This is from the British Medical Journal’s editorial:
Drawing on interviews, documents, and data made public at the GMC [General Medical Council] hearings, Deer shows how Wakefield altered numerous facts about the patients’ medical histories in order to support his claim to have identified a new syndrome; how his institution, the Royal Free Hospital and Medical School in London, supported him as he sought to exploit the ensuing MMR scare for financial gain; and how key players failed to investigate thoroughly in the public interest when Deer first raised his concerns.
Deer published his first investigation into Wakefield’s paper in 2004.12 This uncovered the possibility of research fraud, unethical treatment of children, and Wakefield’s conflict of interest through his involvement with a lawsuit against manufacturers of the MMR vaccine. Building on these findings, the GMC launched its own proceedings that focused on whether the research was ethical. But while the disciplinary panel was examining the children’s medical records in public, Deer compared them with what was published in the Lancet. His focus was now on whether the research was true.

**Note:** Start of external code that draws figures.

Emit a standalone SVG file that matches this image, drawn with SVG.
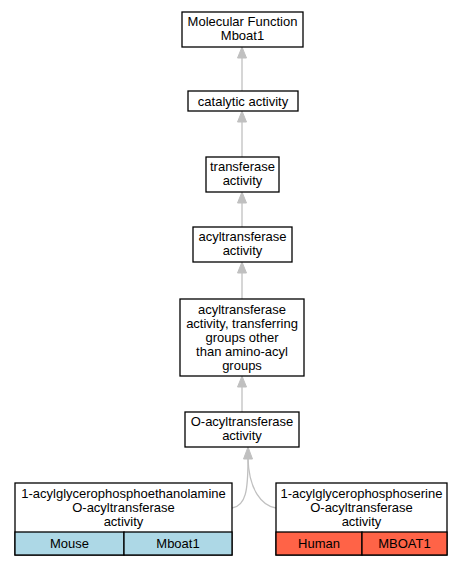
<svg xmlns="http://www.w3.org/2000/svg" width="463" height="565" viewBox="0 0 463 565">
<defs>
<style>
.box{fill:#fff;stroke:#000;stroke-width:1.3}
text{font-family:"Liberation Sans",Arial,sans-serif;font-size:13px;fill:#000;text-anchor:middle}
.edge{fill:none;stroke:#c0c0c0;stroke-width:1.3}
.head{fill:#c0c0c0;stroke:#c0c0c0}
</style>
</defs>
<rect width="463" height="565" fill="#fff"/>
<g id="connectors">
<path class="edge" d="M242,91 V58"/><polygon class="head" points="242,47 237.5,58 246.5,58"/>
<path class="edge" d="M242,157 V122"/><polygon class="head" points="242,111 237.5,122 246.5,122"/>
<path class="edge" d="M242,227 V203"/><polygon class="head" points="242,192 237.5,203 246.5,203"/>
<path class="edge" d="M242,299 V273"/><polygon class="head" points="242,262 237.5,273 246.5,273"/>
<path class="edge" d="M242,412 V387"/><polygon class="head" points="242,376 237.5,387 246.5,387"/>
<path class="edge" d="M232,508 C246,506 248,490 248,459"/>
<path class="edge" d="M276,508 C262,506 249,490 248,459"/>
<polygon class="head" points="248,447 243.5,459 252.5,459"/>
</g>
<g id="n1"><rect class="box" x="182" y="12" width="121" height="35"/><text x="242.5" y="26">Molecular Function</text><text x="242.5" y="40">Mboat1</text></g>
<g id="n2"><rect class="box" x="188" y="91" width="110" height="20"/><text x="243" y="105.5">catalytic activity</text></g>
<g id="n3"><rect class="box" x="206" y="157" width="73" height="35"/><text x="242.5" y="171">transferase</text><text x="242.5" y="185">activity</text></g>
<g id="n4"><rect class="box" x="193" y="227" width="99" height="35"/><text x="242.5" y="241">acyltransferase</text><text x="242.5" y="255">activity</text></g>
<g id="n5"><rect class="box" x="180" y="299" width="124" height="77"/><text x="242" y="314">acyltransferase</text><text x="242" y="328">activity, transferring</text><text x="242" y="342">groups other</text><text x="242" y="356">than amino-acyl</text><text x="242" y="370">groups</text></g>
<g id="n6"><rect class="box" x="185" y="412" width="114" height="35"/><text x="242" y="426">O-acyltransferase</text><text x="242" y="440">activity</text></g>
<g id="n7"><rect class="box" x="15" y="483" width="217" height="72"/><rect x="15" y="532" width="109" height="23" fill="#add8e6" stroke="#000" stroke-width="1.3"/><rect x="124" y="532" width="108" height="23" fill="#add8e6" stroke="#000" stroke-width="1.3"/><text x="123.5" y="498">1-acylglycerophosphoethanolamine</text><text x="123.5" y="512">O-acyltransferase</text><text x="123.5" y="526">activity</text><text x="69.5" y="548">Mouse</text><text x="178" y="548">Mboat1</text></g>
<g id="n8"><rect class="box" x="276" y="483" width="171" height="72"/><rect x="276" y="532" width="86" height="23" fill="#ff6347" stroke="#000" stroke-width="1.3"/><rect x="362" y="532" width="85" height="23" fill="#ff6347" stroke="#000" stroke-width="1.3"/><text x="361.5" y="498">1-acylglycerophosphoserine</text><text x="361.5" y="512">O-acyltransferase</text><text x="361.5" y="526">activity</text><text x="319" y="548">Human</text><text x="404.5" y="548">MBOAT1</text></g>
</svg>
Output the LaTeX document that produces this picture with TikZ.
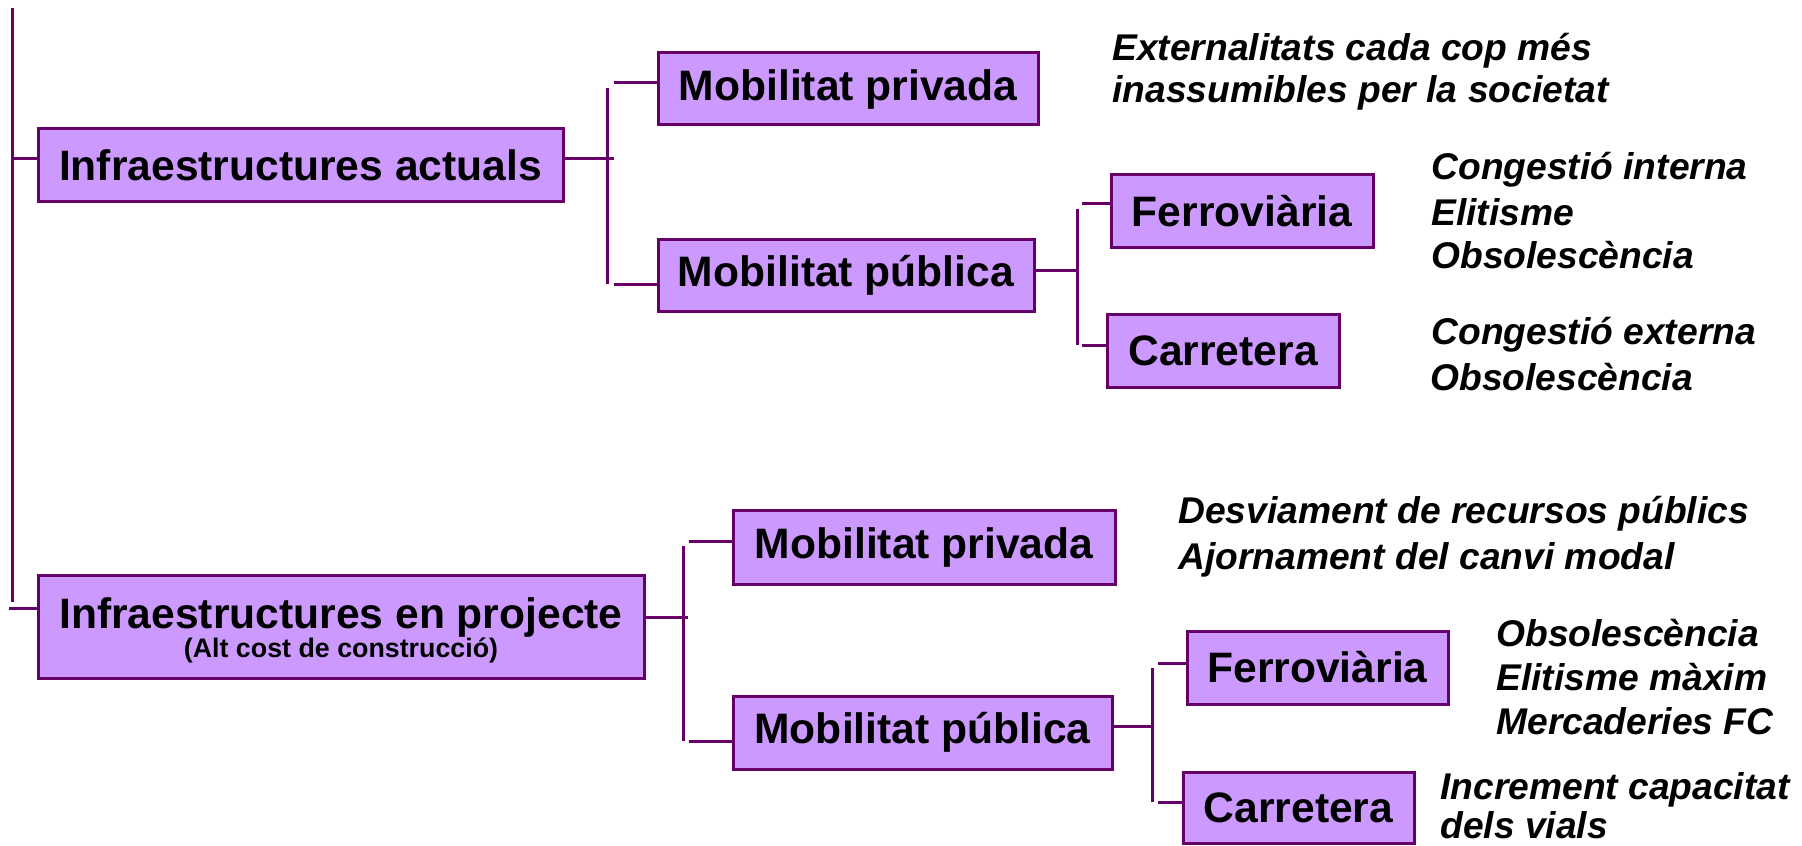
\documentclass[tikz,border=0pt]{standalone}
\usepackage{fontspec}
\setmainfont{Liberation Sans}
\usetikzlibrary{calc}
\definecolor{boxfill}{HTML}{CC99FF}
\definecolor{boxline}{HTML}{660066}
\begin{document}
\begin{tikzpicture}[x=0.5pt,y=-0.5pt,
  box/.style={draw=boxline, fill=boxfill, line width=1.5pt, inner sep=0pt, align=center,
    font=\fontsize{21.3}{24}\selectfont\bfseries},
  note/.style={anchor=west, inner sep=0pt, text height=0.75em, text depth=0.2em,
    font=\fontsize{18.6}{22}\selectfont\bfseries\itshape},
  link/.style={draw=boxline, line width=1.5pt}]
\useasboundingbox (0,0) rectangle (1802,845);

% boxes
\node[box, minimum width=262.5pt, minimum height=36.5pt] (A) at (300.5,165) {Infraestructures actuals};
\node[box, minimum width=190pt, minimum height=36pt] (A1) at (848,89) {Mobilitat privada};
\node[box, minimum width=188pt, minimum height=36pt] (A2) at (846,275) {Mobilitat pública};
\node[box, minimum width=131pt, minimum height=36pt] (A21) at (1242,211) {Ferroviària};
\node[box, minimum width=116pt, minimum height=36.5pt] (A22) at (1223,350.5) {Carretera};

\node[box, minimum width=303pt, minimum height=51.5pt] (B) at (341,626.5)
  {\rule{0pt}{19.5pt}Infraestructures en projecte\\[-9.5pt]{\fontsize{13.4}{15}\selectfont (Alt cost de construcció)}};
\node[box, minimum width=191pt, minimum height=37pt] (B1) at (924,547) {Mobilitat privada};
\node[box, minimum width=189.5pt, minimum height=36.5pt] (B2) at (922.5,732.5) {Mobilitat pública};
\node[box, minimum width=130.5pt, minimum height=36.5pt] (B21) at (1317.5,667.5) {Ferroviària};
\node[box, minimum width=115.5pt, minimum height=35.5pt] (B22) at (1298.5,807.5) {Carretera};

% trunk
\coordinate (T0) at (12,8);
\coordinate (T1) at (12,602);
\draw[link] (T0) -- (T1);
\coordinate (ja) at (12,159);
\draw[link] (ja) -- (ja -| A.west);
\coordinate (jb) at (9,608);
\draw[link] (jb) -- (jb -| B.west);

% bracket A
\coordinate (ka) at (614,159);
\coordinate (kat) at (607,88);
\coordinate (kab) at (607,284);
\coordinate (ka1) at (614,83);
\coordinate (ka2) at (614,284);
\draw[link] (ka -| A.east) -- (ka);
\draw[link] (kat) -- (kab);
\draw[link] (ka1) -- (ka1 -| A1.west);
\draw[link] (ka2) -- (ka2 -| A2.west);

% bracket A2
\coordinate (kc) at (1077,270);
\coordinate (kct) at (1077,209);
\coordinate (kcb) at (1077,345);
\coordinate (kc1) at (1082,204);
\coordinate (kc2) at (1082,345);
\draw[link] (kc -| A2.east) -- (kc);
\draw[link] (kct) -- (kcb);
\draw[link] (kc1) -- (kc1 -| A21.west);
\draw[link] (kc2) -- (kc2 -| A22.west);

% bracket B
\coordinate (kb) at (688,617);
\coordinate (kbt) at (683,546);
\coordinate (kbb) at (683,741);
\coordinate (kb1) at (689,541);
\coordinate (kb2) at (689,741);
\draw[link] (kb -| B.east) -- (kb);
\draw[link] (kbt) -- (kbb);
\draw[link] (kb1) -- (kb1 -| B1.west);
\draw[link] (kb2) -- (kb2 -| B2.west);

% bracket B2
\coordinate (kd) at (1152,726);
\coordinate (kdt) at (1152,668);
\coordinate (kdb) at (1152,802);
\coordinate (kd1) at (1158,663);
\coordinate (kd2) at (1158,802);
\draw[link] (kd -| B2.east) -- (kd);
\draw[link] (kdt) -- (kdb);
\draw[link] (kd1) -- (kd1 -| B21.west);
\draw[link] (kd2) -- (kd2 -| B22.west);

% notes
\node[note] (n1a) at (1112,55) {Externalitats cada cop més};
\node[note] (n1b) at (1112,97) {inassumibles per la societat};
\node[note] (n2a) at (1431,174) {Congestió interna};
\node[note] (n2b) at (1431,220) {Elitisme};
\node[note] (n2c) at (1431,263) {Obsolescència};
\node[note] (n3a) at (1431,339) {Congestió externa};
\node[note] (n3b) at (1430,385) {Obsolescència};
\node[note] (n4a) at (1178,518) {Desviament de recursos públics};
\node[note] (n4b) at (1178,564) {Ajornament del canvi modal};
\node[note] (n5a) at (1496,641) {Obsolescència};
\node[note] (n5b) at (1496,685) {Elitisme màxim};
\node[note] (n5c) at (1496,729) {Mercaderies FC};
\node[note] (n6a) at (1440,794) {Increment capacitat};
\node[note] (n6b) at (1440,833) {dels vials};
\end{tikzpicture}
\end{document}
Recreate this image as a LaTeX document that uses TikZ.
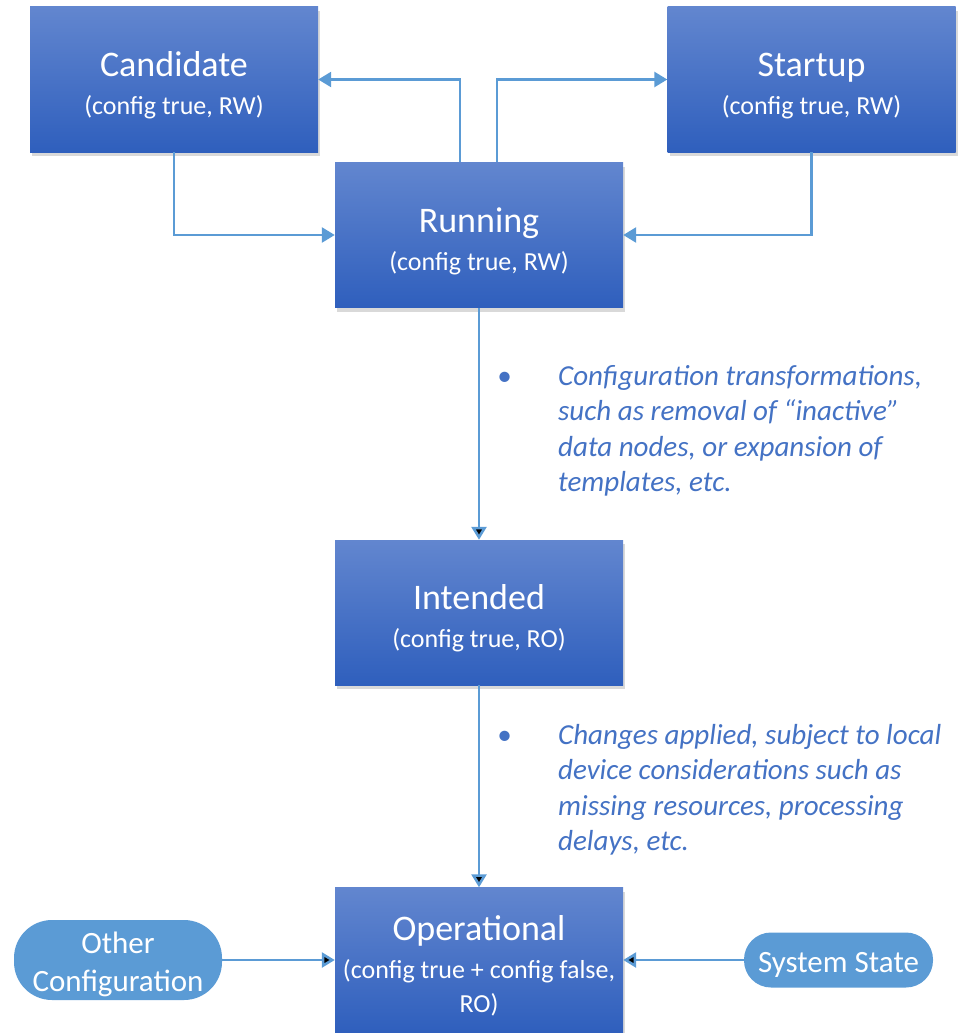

… He found that not one of the 12 cases reported in the 1998 Lancet paper was free of misrepresentation or undisclosed alteration, and that in no single case could the medical records be fully reconciled with the descriptions, diagnoses, or histories published in the journal.
… A great deal of thought and effort must have gone into drafting the paper to achieve the results he wanted: the discrepancies all led in one direction; misreporting was gross. Moreover, although the scale of the GMC’s 217 day hearing precluded additional charges focused directly on the fraud, the panel found him guilty of dishonesty concerning the study’s admissions criteria, its funding by the Legal Aid Board, and his statements about it afterwards.
… Wakefield has been given ample opportunity either to replicate the paper’s findings, or to say he was mistaken. He has declined to do either.
The GMC requisitioned the records of the cases that Wakefield used. Their inspection of the records revealed that Wakefield re-wrote the profiles in the paper so that symptoms that appeared before vaccination were not mentioned until afterwards, children with normal bowel tissue were recorded as having pathology, children recorded as being normal before vaccination had long histories of fits and bowel problems, and symptoms that started months later were changed to starting within a couple of weeks. Not one single case in the paper accurately matched the hospital’s records of the same patient. Children who were assumed to be from the London area were recruited from far and wide. They came from families suspicious about the vaccines, who had already applied for legal aid to sue the vaccine manufacturers. In addition, some of the children were referred by lawyers hoping to win lawsuits and claim damages.